William Cullerne Bown, founder and executive chairman of Research Fortnight, which produces the league table based on the rankings, said: “The biggest losers are Manchester, Liverpool, Sheffield, Birmingham, and Leeds. The North is taking a hammering. Oxbridge wins. London wins bigger. Almost everyone else in England loses.”

Universities can choose how many of their staff to put forward for review. A total of 52,061 academic staff from 154 UK institutions were involved this year.

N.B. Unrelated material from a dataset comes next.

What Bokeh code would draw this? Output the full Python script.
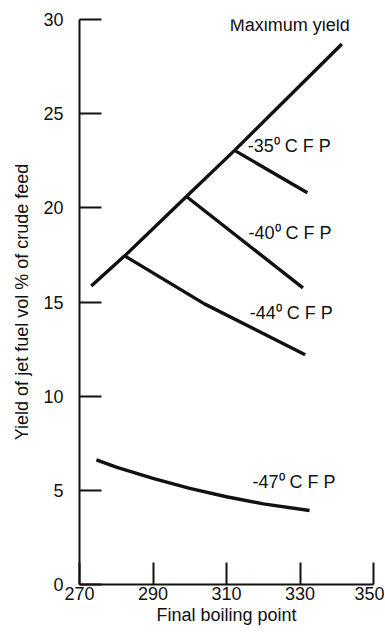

Overall, results showed a dramatic improvement; 22 per cent were ranked world-leading (up from 14 per cent last time) and 50 per cent internationally excellent (up from 37 per cent last time).

David Sweeney, research head at the Higher Education Funding Council for England, said the findings would present a powerful case to the Government over funding. “If the UK is to be world-leading in the sphere of research, universities have to be at the heart of that.” He said rankings reflected the numbers of staff submitted: “Across the Northern universities, fewer folk have been submitted – there’s less research going on.”

But Professor Michael Gunn, vice-chancellor of Staffordshire University and chairman of the Million+ think tank, said: “Ministers and the funding councils need to deliver a funding formula that invests in all universities.”

Sally Hunt, general secretary of the University and College Union, said: “Universities must avoid using perceived low scores to try and make unnecessary cuts.”